◆ **Task prompt**
Pick out and copy every line below that has the word "this".

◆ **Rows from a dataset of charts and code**

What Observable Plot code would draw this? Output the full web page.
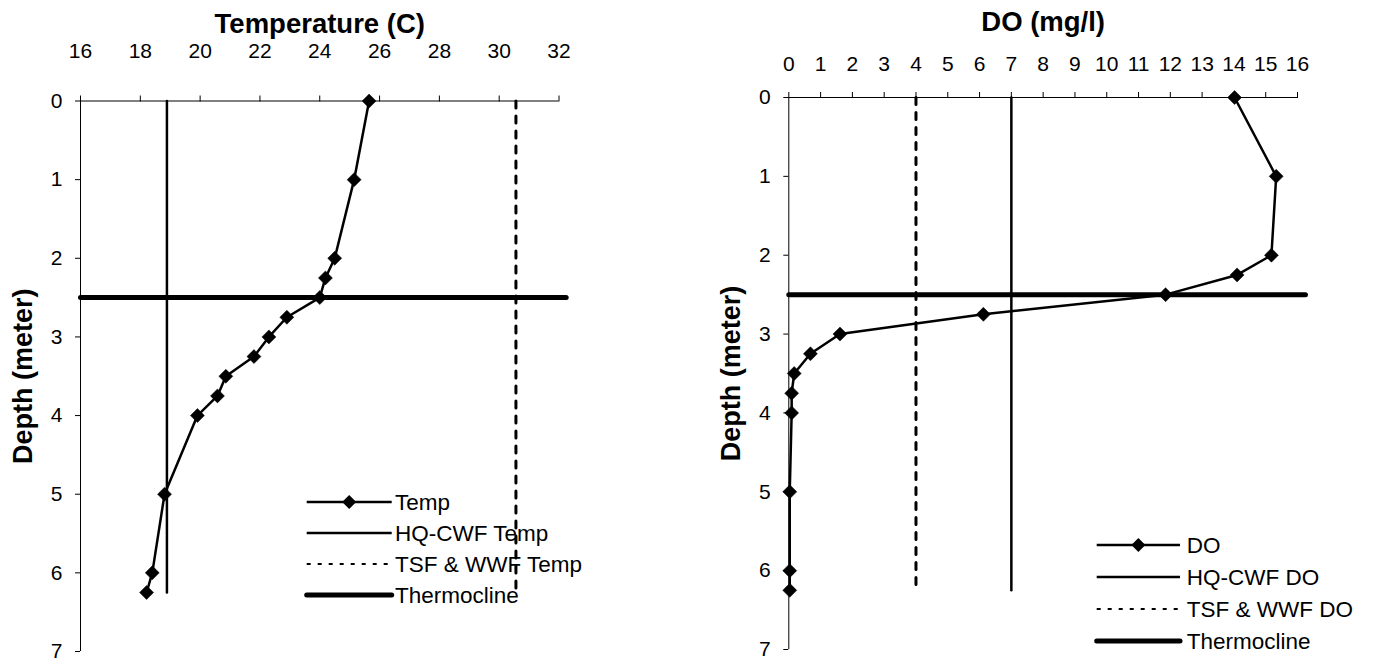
<!DOCTYPE html>
<html>
<head>
<meta charset="utf-8">
<script src="https://cdn.jsdelivr.net/npm/d3@7"></script>
<script src="https://cdn.jsdelivr.net/npm/@observablehq/plot@0.6"></script>
<style>
  body { margin: 0; background: #fff; }
  #wrap { position: relative; width: 1373px; height: 660px; font-family: "Liberation Sans", Arial, sans-serif; }
  #wrap > svg { position: absolute; top: 0; }
</style>
</head>
<body>
<div id="wrap"></div>
<script>
// ---- data ----
const depths     = [0, 1, 2, 2.25, 2.5, 2.75, 3, 3.25, 3.5, 3.75, 4, 5, 6, 6.25];
const tempValues = [25.65, 25.15, 24.5, 24.19, 24.0, 22.9, 22.3, 21.8, 20.86, 20.58, 19.91, 18.81, 18.40, 18.21];
const doValues   = [14.02, 15.33, 15.18, 14.1, 11.85, 6.12, 1.61, 0.68, 0.17, 0.09, 0.09, 0.03, 0.03, 0.03];

const tempTicks  = [16, 18, 20, 22, 24, 26, 28, 30, 32];
const doTicks    = [0, 1, 2, 3, 4, 5, 6, 7, 8, 9, 10, 11, 12, 13, 14, 15, 16];
const depthTicks = [0, 1, 2, 3, 4, 5, 6, 7];

const standardDepths = [0, 6.25];
const hqTemp = 18.89, tsfTemp = 30.56;
const hqDO = 7, tsfDO = 4;
const thermoDepth = 2.5;
const thermoTempX = [16, 32.24];
const thermoDOX   = [0, 16.25];

const tempLegend = ["Temp", "HQ-CWF Temp", "TSF & WWF Temp", "Thermocline"];
const doLegend   = ["DO", "HQ-CWF DO", "TSF & WWF DO", "Thermocline"];

// ---- chart builder ----
function chart(cfg) {
  const profile = depths.map((d, i) => ({x: cfg.values[i], y: d}));
  const hq  = standardDepths.map(d => ({x: cfg.hq, y: d}));
  const tsf = standardDepths.map(d => ({x: cfg.tsf, y: d}));
  const th  = cfg.thermoX.map(x => ({x, y: thermoDepth}));
  return Plot.plot({
    width: cfg.width, height: 660,
    marginLeft: cfg.ml, marginRight: cfg.mr, marginTop: cfg.mt, marginBottom: cfg.mb,
    style: {fontFamily: "'Liberation Sans', Arial, sans-serif", color: "black", background: "white", overflow: "visible"},
    x: {domain: cfg.domain},
    y: {domain: [0, 7], reverse: true},
    marks: [
      Plot.ruleY([0], {stroke: "black", strokeWidth: 1}),
      Plot.ruleX([cfg.domain[0]], {stroke: "black", strokeWidth: 1}),
      Plot.axisX(cfg.ticks, {anchor: "top", tickSize: 6, tickPadding: cfg.xPad, fontSize: 21, label: null, tickFormat: d => String(d)}),
      Plot.axisY(depthTicks, {anchor: "left", tickSize: 5, tickPadding: 13, fontSize: 21, label: null, tickFormat: d => String(d)}),
      Plot.text([cfg.title], {text: d => d, frameAnchor: "top", lineAnchor: "middle", textAnchor: "middle", dy: cfg.titleDy, fontSize: 27.5, fontWeight: "bold"}),
      Plot.text(["Depth (meter)"], {text: d => d, frameAnchor: "left", lineAnchor: "middle", textAnchor: "middle", dx: cfg.ylabDx, rotate: -90, fontSize: 27, fontWeight: "bold"}),
      Plot.line(hq, {x: "x", y: "y", stroke: "black", strokeWidth: 2.5}),
      Plot.line(tsf, {x: "x", y: "y", stroke: "black", strokeWidth: 3, strokeDasharray: "7,8"}),
      Plot.line(th, {x: "x", y: "y", stroke: "black", strokeWidth: 5, strokeLinecap: "round"}),
      Plot.line(profile, {x: "x", y: "y", stroke: "black", strokeWidth: 2.5}),
      Plot.dot(profile, {x: "x", y: "y", symbol: "diamond2", r: 6.3, fill: "black", stroke: "black", strokeWidth: 0.5})
    ]
  });
}

const wrap = document.getElementById("wrap");

const left = chart({
  width: 686, ml: 80, mr: 127.5, mt: 100.5, mb: 9,
  domain: [16, 32], ticks: tempTicks, values: tempValues,
  hq: hqTemp, tsf: tsfTemp, thermoX: thermoTempX,
  title: "Temperature (C)", titleDy: -77, ylabDx: -57, xPad: 37
});
left.style.left = "0px";
wrap.appendChild(left);

const right = chart({
  width: 687, ml: 102.3, mr: 76, mt: 97, mb: 11,
  domain: [0, 16], ticks: doTicks, values: doValues,
  hq: hqDO, tsf: tsfDO, thermoX: thermoDOX,
  title: "DO (mg/l)", titleDy: -75, ylabDx: -57, xPad: 21
});
right.style.left = "686px";
wrap.appendChild(right);

// ---- legends ----
const ov = d3.select(wrap).append("svg")
  .attr("width", 1373).attr("height", 660)
  .style("left", "0px").style("pointer-events", "none");

function legend(x0, x1, tx, ys, labels) {
  const g = ov.append("g");
  const kinds = ["marker", "solid", "dash", "thick"];
  labels.forEach((lab, i) => {
    const y = ys[i], k = kinds[i];
    const line = g.append("line").attr("x1", x0).attr("x2", x1).attr("y1", y).attr("y2", y)
      .attr("stroke", "black").attr("stroke-width", k === "thick" ? 5 : 2.5);
    if (k === "dash") line.attr("stroke-dasharray", "4,7").attr("stroke-width", 2.2);
    if (k === "thick") line.attr("stroke-linecap", "round");
    if (k === "marker") {
      const cx = (x0 + x1) / 2, r = 7;
      g.append("path").attr("d", `M${cx},${y - r}L${cx + r},${y}L${cx},${y + r}L${cx - r},${y}Z`).attr("fill", "black");
    }
    g.append("text").attr("x", tx).attr("y", y).attr("dy", "0.35em")
      .attr("font-size", 22.5).attr("font-family", "'Liberation Sans', Arial, sans-serif").text(lab);
  });
}
legend(306.7, 391.7, 395, [502, 533, 564, 595], tempLegend);
legend(1096.7, 1180, 1186.7, [545, 577, 609, 641], doLegend);
</script>
</body>
</html>
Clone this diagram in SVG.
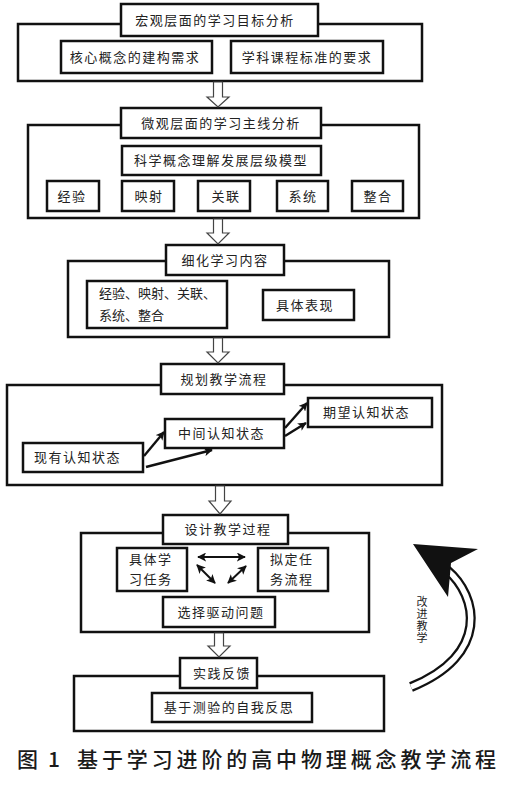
<svg xmlns="http://www.w3.org/2000/svg" width="512" height="800" viewBox="0 0 512 800">
<defs>
<style>
.box{fill:#fff;stroke:#111;stroke-width:2.5}
.t{font-family:"Noto Sans CJK SC","Noto Sans",sans-serif;font-size:13px;fill:#222;letter-spacing:1.5px}
.c{text-anchor:middle}
.v{font-family:"Noto Sans CJK SC","Noto Sans",sans-serif;font-size:11px;fill:#222;letter-spacing:1px;writing-mode:vertical-rl}
.blk{fill:#fff;stroke:#444;stroke-width:1.2}
.ln{stroke:#111;stroke-width:2.4;fill:none}
.cap{font-family:"Noto Sans CJK SC","Noto Sans",sans-serif;font-size:21px;fill:#1a1a1a;font-weight:500}
</style>
<marker id="ah" viewBox="0 0 10 10" refX="9" refY="5" markerWidth="3.6" markerHeight="3.6" orient="auto-start-reverse" markerUnits="strokeWidth">
<path d="M0,0 L10,5 L0,10 L2.5,5 Z" fill="#111"/>
</marker>
<marker id="ah2" viewBox="0 0 10 10" refX="9" refY="5" markerWidth="4.5" markerHeight="4.5" orient="auto-start-reverse" markerUnits="strokeWidth">
<path d="M0,0 L10,5 L0,10 L2.5,5 Z" fill="#111"/>
</marker>
</defs>
<rect width="512" height="800" fill="#fff"/>

<g id="s1">
<rect class="box" x="18" y="24" width="404" height="57"/>
<rect class="box" x="121" y="4" width="197" height="32"/>
<text class="t c" x="215" y="24.5">宏观层面的学习目标分析</text>
<rect class="box" x="61" y="41" width="151" height="32"/>
<text class="t c" x="135" y="61.5">核心概念的建构需求</text>
<rect class="box" x="231" y="41" width="152" height="32"/>
<text class="t c" x="307" y="61.5">学科课程标准的要求</text>
</g>

<g id="s2">
<rect class="box" x="28" y="125" width="391" height="93"/>
<rect class="box" x="121" y="108" width="200" height="30"/>
<text class="t c" x="221" y="127.5">微观层面的学习主线分析</text>
<rect class="box" x="122" y="146" width="199" height="29"/>
<text class="t c" x="221" y="165">科学概念理解发展层级模型</text>
<rect class="box" x="47" y="181" width="52" height="30"/>
<text class="t c" x="72" y="200.5">经验</text>
<rect class="box" x="122" y="181" width="52" height="30"/>
<text class="t c" x="149" y="200.5">映射</text>
<rect class="box" x="198" y="181" width="52" height="30"/>
<text class="t c" x="226" y="200.5">关联</text>
<rect class="box" x="277" y="181" width="51" height="30"/>
<text class="t c" x="303" y="200.5">系统</text>
<rect class="box" x="352" y="181" width="51" height="30"/>
<text class="t c" x="378" y="200.5">整合</text>
</g>

<g id="s3">
<rect class="box" x="68" y="261" width="321" height="76"/>
<rect class="box" x="166" y="245" width="118" height="30"/>
<text class="t c" x="225" y="264.5">细化学习内容</text>
<rect class="box" x="87" y="281" width="140" height="47"/>
<text class="t" x="99" y="297.5" style="letter-spacing:0">经验、映射、关联、</text>
<text class="t" x="99" y="320" style="letter-spacing:0">系统、整合</text>
<rect class="box" x="263" y="290" width="91" height="30"/>
<text class="t c" x="305" y="309.5">具体表现</text>
</g>

<g id="s4">
<rect class="box" x="7" y="385" width="435" height="100"/>
<rect class="box" x="161" y="364" width="123" height="30"/>
<text class="t c" x="224" y="383.5">规划教学流程</text>
<rect class="box" x="23" y="443" width="120" height="29"/>
<text class="t" x="34" y="462">现有认知状态</text>
<rect class="box" x="165" y="419" width="119" height="29"/>
<text class="t" x="178" y="438">中间认知状态</text>
<rect class="box" x="308" y="398" width="124" height="29"/>
<text class="t" x="323" y="417">期望认知状态</text>
</g>

<g id="s5">
<rect class="box" x="81" y="533" width="288" height="99"/>
<rect class="box" x="163" y="515" width="125" height="29"/>
<text class="t c" x="228" y="534">设计教学过程</text>
<rect class="box" x="117" y="548" width="70" height="43"/>
<text class="t" x="129" y="563.5">具体学</text>
<text class="t" x="129" y="583.5">习任务</text>
<rect class="box" x="258" y="548" width="70" height="43"/>
<text class="t" x="270" y="563.5">拟定任</text>
<text class="t" x="270" y="583.5">务流程</text>
<rect class="box" x="163" y="597" width="112" height="30"/>
<text class="t c" x="221" y="616.5">选择驱动问题</text>
</g>

<g id="s6">
<rect class="box" x="74" y="676" width="310" height="55"/>
<rect class="box" x="180" y="658" width="77" height="30"/>
<text class="t c" x="222" y="677.5">实践反馈</text>
<rect class="box" x="152" y="693" width="160" height="29"/>
<text class="t c" x="229" y="712">基于测验的自我反思</text>
</g>

<g id="connectors">
<polygon class="blk" points="213.5,82 222.5,82 222.5,97 229,97 218,107 207,97 213.5,97"/>
<polygon class="blk" points="213.5,219 222.5,219 222.5,233 229,233 218,244 207,233 213.5,233"/>
<polygon class="blk" points="213.5,338 222.5,338 222.5,352 229,352 218,363 207,352 213.5,352"/>
<polygon class="blk" points="215.5,486 224.5,486 224.5,501 231,501 220,514 209,501 215.5,501"/>
<polygon class="blk" points="214.5,633 223.5,633 223.5,646 230,646 219,657 208,646 214.5,646"/>
<line class="ln" x1="144" y1="456" x2="164" y2="432" marker-end="url(#ah)"/>
<line class="ln" x1="146" y1="467" x2="212" y2="450" marker-end="url(#ah)"/>
<line class="ln" x1="285" y1="428" x2="307" y2="403" marker-end="url(#ah)"/>
<line class="ln" x1="285" y1="436" x2="306" y2="423" marker-end="url(#ah)"/>
<line class="ln" x1="198" y1="557" x2="245" y2="557" marker-start="url(#ah2)" marker-end="url(#ah2)" style="stroke-width:2"/>
<line class="ln" x1="197" y1="565" x2="215" y2="583" marker-start="url(#ah2)" marker-end="url(#ah2)" style="stroke-width:2"/>
<line class="ln" x1="228" y1="583" x2="246" y2="566" marker-start="url(#ah2)" marker-end="url(#ah2)" style="stroke-width:2"/>
</g>

<g id="feedback">
<path d="M447,570 C478,596 490,655 411,687" fill="none" stroke="#111" stroke-width="10"/>
<path d="M447,570 C478,596 490,655 411,687" fill="none" stroke="#fff" stroke-width="5.5"/>
<polygon points="413,544 478,549 451,563 448,597" fill="#111"/>
<text class="v" x="422" y="596">改进教学</text>
</g>

<g id="caption">
<text class="cap" x="17" y="767">图</text>
<text class="cap" x="48" y="767">1</text>
<text class="cap" x="77" y="767" textLength="419" lengthAdjust="spacing">基于学习进阶的高中物理概念教学流程</text>
</g>
</svg>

◆ **Task result**
What Observable Plot code would draw this? Output the full web page.
Clone this diagram in SVG.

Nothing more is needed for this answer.